WHAT IS BEING ASKED - Nothing outside the lines from the one containing "Give me the Plotly source for this chart." down to the one containing "trend_y = [slope" belongs in the copy; print that span exactly, both ends included, with pictures removed.

ITEMS -
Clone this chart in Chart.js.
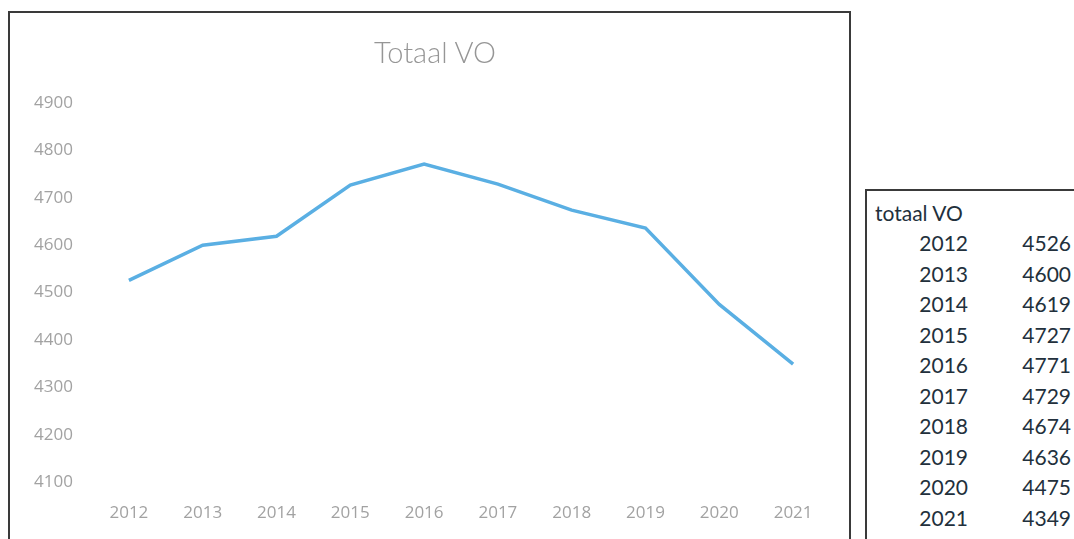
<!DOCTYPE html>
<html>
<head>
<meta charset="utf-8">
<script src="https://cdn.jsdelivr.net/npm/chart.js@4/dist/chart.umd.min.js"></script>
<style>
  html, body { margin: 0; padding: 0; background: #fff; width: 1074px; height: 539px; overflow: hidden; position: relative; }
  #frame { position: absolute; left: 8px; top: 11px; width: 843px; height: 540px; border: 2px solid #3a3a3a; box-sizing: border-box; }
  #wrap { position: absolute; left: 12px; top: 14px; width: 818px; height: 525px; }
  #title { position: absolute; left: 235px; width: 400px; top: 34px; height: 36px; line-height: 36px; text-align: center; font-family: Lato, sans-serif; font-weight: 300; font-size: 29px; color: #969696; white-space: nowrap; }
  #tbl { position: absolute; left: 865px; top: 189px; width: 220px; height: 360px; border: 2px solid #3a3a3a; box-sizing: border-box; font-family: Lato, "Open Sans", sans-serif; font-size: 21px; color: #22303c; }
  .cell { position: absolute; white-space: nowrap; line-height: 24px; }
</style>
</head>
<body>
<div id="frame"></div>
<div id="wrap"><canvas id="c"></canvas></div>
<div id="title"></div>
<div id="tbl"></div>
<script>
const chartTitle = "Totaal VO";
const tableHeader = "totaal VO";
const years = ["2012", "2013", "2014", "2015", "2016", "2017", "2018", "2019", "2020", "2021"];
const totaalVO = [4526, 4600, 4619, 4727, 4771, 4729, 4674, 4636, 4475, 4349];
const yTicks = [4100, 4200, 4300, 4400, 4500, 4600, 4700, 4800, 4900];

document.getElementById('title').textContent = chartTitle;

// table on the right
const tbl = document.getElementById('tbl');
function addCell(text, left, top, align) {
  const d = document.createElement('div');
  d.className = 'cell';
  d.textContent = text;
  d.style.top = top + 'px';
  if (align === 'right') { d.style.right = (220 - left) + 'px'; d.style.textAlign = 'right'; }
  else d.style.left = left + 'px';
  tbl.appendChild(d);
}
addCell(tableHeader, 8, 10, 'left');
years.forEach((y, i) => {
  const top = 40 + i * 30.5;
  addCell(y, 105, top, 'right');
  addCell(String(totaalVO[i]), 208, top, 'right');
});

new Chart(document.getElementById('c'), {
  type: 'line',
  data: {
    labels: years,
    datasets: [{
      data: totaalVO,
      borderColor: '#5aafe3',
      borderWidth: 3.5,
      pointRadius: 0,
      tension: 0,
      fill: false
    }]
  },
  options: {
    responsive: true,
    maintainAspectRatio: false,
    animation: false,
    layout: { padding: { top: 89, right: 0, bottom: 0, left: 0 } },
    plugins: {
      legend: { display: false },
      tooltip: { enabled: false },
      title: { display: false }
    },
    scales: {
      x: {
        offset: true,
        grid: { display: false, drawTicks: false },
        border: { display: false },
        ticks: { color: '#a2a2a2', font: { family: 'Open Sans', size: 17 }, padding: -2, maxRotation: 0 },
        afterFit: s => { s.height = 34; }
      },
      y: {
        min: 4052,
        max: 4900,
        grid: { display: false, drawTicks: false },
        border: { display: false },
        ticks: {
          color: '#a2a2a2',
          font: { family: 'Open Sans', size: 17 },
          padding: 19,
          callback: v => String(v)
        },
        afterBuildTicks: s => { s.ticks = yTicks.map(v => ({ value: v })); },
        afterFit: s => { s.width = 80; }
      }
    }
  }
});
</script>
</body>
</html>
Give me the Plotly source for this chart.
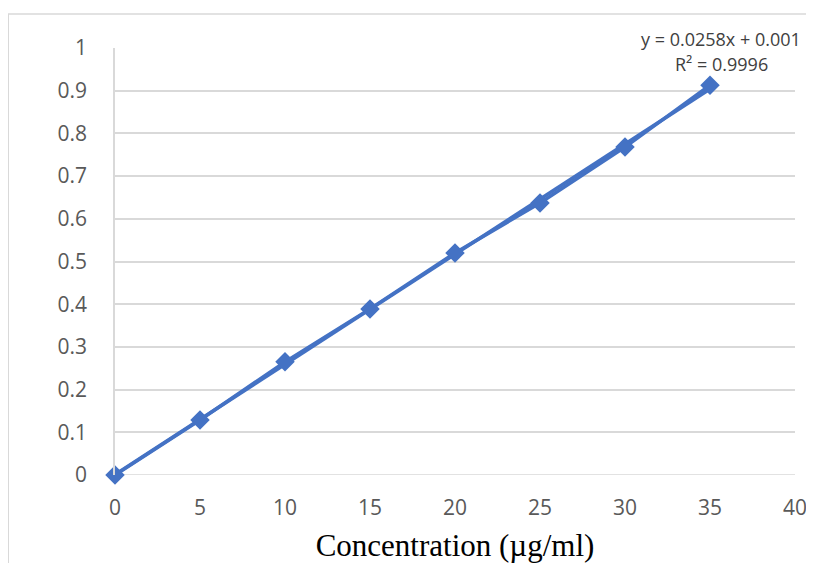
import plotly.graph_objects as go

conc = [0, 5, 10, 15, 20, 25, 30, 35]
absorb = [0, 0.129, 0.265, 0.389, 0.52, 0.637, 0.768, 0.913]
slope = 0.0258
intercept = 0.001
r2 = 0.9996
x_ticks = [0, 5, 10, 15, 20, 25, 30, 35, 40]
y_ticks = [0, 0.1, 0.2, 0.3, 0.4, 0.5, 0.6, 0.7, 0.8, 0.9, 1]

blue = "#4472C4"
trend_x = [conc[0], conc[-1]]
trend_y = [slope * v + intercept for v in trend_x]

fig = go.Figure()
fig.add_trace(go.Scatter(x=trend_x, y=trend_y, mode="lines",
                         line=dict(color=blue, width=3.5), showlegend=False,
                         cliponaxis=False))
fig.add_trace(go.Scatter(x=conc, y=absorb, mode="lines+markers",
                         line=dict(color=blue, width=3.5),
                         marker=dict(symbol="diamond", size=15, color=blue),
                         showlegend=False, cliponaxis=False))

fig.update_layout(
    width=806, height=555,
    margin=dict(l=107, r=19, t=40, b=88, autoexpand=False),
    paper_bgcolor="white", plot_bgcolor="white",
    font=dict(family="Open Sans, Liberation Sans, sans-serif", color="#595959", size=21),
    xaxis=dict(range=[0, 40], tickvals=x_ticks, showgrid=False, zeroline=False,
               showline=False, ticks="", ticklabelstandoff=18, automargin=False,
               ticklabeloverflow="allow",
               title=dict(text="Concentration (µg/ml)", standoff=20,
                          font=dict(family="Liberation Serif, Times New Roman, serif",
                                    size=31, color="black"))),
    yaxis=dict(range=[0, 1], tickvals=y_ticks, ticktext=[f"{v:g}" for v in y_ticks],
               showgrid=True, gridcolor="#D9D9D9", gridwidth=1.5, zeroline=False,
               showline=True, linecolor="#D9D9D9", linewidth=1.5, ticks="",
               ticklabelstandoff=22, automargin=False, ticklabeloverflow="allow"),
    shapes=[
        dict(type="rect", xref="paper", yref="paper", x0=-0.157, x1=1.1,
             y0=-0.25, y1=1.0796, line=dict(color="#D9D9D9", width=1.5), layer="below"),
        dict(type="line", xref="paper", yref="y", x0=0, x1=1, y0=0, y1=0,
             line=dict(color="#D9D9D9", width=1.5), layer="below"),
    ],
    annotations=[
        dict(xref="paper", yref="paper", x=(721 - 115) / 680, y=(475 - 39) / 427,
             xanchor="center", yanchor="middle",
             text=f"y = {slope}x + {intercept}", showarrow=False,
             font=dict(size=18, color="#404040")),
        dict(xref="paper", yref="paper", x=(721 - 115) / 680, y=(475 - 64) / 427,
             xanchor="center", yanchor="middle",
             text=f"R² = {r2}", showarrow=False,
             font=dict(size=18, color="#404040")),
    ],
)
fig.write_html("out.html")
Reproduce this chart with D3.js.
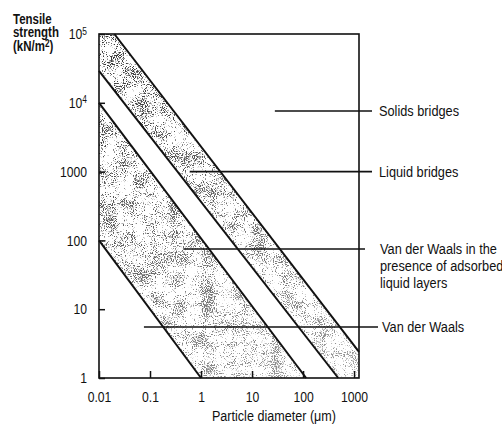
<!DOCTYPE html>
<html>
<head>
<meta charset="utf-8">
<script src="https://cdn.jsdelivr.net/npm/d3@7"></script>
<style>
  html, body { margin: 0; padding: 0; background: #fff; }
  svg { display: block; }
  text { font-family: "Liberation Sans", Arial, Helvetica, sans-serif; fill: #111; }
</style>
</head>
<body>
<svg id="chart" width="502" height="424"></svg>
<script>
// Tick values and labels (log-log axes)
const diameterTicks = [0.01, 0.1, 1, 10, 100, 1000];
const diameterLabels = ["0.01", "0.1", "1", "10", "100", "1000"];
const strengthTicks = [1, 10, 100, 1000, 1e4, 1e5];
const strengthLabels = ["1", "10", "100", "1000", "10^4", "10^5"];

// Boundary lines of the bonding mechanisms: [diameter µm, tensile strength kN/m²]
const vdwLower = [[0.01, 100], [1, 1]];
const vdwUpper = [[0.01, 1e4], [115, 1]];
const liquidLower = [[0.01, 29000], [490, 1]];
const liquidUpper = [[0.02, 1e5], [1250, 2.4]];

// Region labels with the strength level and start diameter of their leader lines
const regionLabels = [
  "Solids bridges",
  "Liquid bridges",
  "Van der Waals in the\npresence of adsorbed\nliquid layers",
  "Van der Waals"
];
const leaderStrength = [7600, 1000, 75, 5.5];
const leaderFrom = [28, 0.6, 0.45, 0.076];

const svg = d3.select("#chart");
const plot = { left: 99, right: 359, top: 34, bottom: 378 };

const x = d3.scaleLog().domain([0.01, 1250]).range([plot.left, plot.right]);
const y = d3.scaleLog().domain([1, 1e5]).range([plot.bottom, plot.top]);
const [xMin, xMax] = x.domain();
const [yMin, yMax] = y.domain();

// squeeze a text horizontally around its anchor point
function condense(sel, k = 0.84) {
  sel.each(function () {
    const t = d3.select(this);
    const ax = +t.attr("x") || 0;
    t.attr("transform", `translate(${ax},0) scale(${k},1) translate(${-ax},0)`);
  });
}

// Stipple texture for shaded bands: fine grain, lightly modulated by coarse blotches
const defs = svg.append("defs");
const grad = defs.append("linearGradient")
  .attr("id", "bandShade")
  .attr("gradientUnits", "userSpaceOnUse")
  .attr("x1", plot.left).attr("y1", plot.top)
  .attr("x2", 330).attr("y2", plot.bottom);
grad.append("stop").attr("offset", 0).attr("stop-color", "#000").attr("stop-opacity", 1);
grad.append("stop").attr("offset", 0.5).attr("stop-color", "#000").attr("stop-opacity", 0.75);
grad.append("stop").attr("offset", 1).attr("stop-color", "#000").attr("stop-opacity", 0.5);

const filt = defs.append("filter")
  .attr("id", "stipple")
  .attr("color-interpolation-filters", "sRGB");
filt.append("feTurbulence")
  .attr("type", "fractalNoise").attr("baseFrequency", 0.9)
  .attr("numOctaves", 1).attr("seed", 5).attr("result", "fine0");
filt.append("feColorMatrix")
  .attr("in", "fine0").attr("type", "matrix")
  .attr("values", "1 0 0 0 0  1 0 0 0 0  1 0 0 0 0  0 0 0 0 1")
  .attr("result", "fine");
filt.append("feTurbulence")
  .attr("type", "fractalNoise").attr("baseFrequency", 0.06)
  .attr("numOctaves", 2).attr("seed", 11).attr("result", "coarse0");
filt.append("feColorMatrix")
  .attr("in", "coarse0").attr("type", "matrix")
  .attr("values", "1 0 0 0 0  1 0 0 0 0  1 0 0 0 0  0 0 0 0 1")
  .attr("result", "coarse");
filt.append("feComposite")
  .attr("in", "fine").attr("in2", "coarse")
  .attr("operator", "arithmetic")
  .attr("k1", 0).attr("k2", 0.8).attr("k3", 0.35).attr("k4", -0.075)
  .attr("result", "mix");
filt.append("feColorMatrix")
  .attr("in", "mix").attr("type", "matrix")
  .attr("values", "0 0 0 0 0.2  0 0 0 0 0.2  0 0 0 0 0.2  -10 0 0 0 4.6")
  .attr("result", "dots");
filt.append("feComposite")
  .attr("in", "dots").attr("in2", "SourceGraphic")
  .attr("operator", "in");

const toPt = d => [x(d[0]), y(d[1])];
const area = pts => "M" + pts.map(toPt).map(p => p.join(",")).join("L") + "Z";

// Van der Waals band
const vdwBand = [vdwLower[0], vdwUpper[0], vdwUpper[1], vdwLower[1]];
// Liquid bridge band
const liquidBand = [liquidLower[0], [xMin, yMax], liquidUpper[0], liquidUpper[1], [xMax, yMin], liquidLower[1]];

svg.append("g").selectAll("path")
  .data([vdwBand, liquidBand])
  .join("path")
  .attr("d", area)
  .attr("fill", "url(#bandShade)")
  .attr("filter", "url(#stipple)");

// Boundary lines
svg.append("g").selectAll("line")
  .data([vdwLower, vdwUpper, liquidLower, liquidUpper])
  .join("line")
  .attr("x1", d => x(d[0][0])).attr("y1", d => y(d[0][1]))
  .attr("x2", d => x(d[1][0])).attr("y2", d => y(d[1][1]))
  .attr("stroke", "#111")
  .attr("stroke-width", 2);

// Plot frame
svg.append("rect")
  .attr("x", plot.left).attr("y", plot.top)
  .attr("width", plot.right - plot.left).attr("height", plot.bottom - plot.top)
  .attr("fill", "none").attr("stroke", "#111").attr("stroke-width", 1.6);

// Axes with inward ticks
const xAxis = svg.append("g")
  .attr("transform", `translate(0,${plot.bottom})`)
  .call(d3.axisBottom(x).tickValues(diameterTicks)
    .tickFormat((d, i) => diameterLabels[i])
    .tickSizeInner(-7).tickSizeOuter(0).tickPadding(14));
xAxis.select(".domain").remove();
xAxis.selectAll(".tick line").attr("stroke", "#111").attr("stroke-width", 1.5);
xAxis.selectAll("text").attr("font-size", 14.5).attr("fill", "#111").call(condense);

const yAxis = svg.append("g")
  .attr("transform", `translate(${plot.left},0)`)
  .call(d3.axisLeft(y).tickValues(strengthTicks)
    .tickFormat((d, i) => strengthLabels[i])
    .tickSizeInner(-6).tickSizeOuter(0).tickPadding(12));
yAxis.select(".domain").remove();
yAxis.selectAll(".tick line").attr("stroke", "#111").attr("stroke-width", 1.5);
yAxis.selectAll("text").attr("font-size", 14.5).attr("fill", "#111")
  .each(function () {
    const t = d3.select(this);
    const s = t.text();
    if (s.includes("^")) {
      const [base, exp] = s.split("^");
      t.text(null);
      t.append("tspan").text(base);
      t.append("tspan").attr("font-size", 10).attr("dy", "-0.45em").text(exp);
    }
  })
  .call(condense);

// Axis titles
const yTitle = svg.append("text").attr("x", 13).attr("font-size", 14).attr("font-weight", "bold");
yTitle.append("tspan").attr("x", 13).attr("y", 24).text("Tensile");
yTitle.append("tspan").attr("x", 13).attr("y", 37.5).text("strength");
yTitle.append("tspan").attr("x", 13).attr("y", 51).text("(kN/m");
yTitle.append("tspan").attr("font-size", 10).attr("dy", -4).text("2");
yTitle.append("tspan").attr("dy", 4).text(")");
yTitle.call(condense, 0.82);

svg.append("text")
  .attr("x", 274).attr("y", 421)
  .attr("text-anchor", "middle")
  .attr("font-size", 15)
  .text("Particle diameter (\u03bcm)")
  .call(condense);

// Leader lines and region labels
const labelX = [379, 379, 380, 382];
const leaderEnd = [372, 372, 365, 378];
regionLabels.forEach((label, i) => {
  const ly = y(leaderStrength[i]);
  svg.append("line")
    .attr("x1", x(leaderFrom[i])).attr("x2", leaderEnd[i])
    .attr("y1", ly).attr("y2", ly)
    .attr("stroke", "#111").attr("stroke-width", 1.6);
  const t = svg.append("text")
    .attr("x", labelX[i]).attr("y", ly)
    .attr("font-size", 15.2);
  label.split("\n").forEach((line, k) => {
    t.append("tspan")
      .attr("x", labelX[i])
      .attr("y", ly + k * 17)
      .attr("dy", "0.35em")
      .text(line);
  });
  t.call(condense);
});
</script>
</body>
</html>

EXERCISE OUTPUT -
Give me the Plotly source for this chart.
import plotly.graph_objects as go

conc = [0, 5, 10, 15, 20, 25, 30, 35]
absorb = [0, 0.129, 0.265, 0.389, 0.52, 0.637, 0.768, 0.913]
slope = 0.0258
intercept = 0.001
r2 = 0.9996
x_ticks = [0, 5, 10, 15, 20, 25, 30, 35, 40]
y_ticks = [0, 0.1, 0.2, 0.3, 0.4, 0.5, 0.6, 0.7, 0.8, 0.9, 1]

blue = "#4472C4"
trend_x = [conc[0], conc[-1]]
trend_y = [slope * v + intercept for v in trend_x]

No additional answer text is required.